On January 6, 2021, an angry mob stormed Washington, DC to stop the certification process of the recent presidential election and demand that the election results be overturned. Smaller groups of armed rioters also converged on state houses across the country. For months, this insurgency was incited by an angry president, mobilized through social media and an intense misinformation campaign. In addition to President Trump, many elected officials, including some members of Congress, also spread false information—and may have abetted the mob, too. Despite their claims that the election had been stolen from them, the rioters were not disenfranchised voters but individuals outraged that their chosen candidate lost.
The events of January 6 were exceptional, but they are connected to a long history of attempts to prevent the exercise of voting rights, particularly among African Americans and other people of color.

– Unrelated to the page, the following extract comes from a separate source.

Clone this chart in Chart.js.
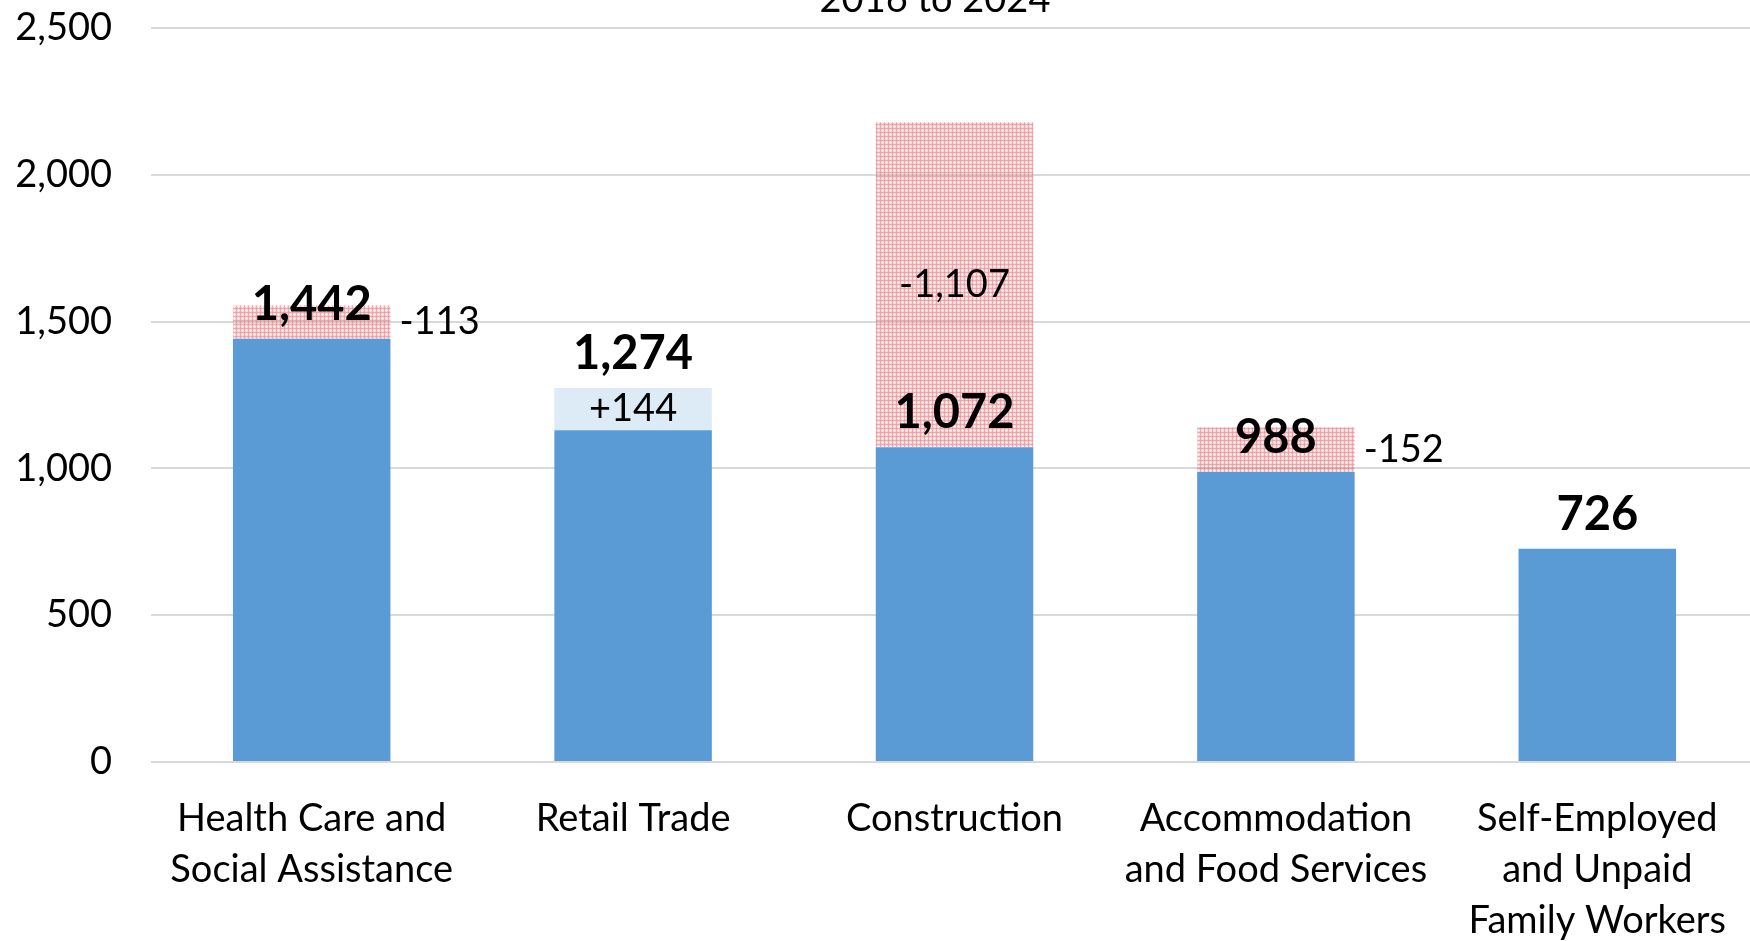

It will take years to fully understand exactly what happened and the impact of these events, but we hope the teaching materials that we have compiled offer a variety of ways to contextualize and understand the siege at the Capitol, including key definitions and concepts, the history of voter suppression and impeachment, the use of mob violence to block democratic processes and to assert white supremacy, and Washington, DC’s history as a site of violent protest.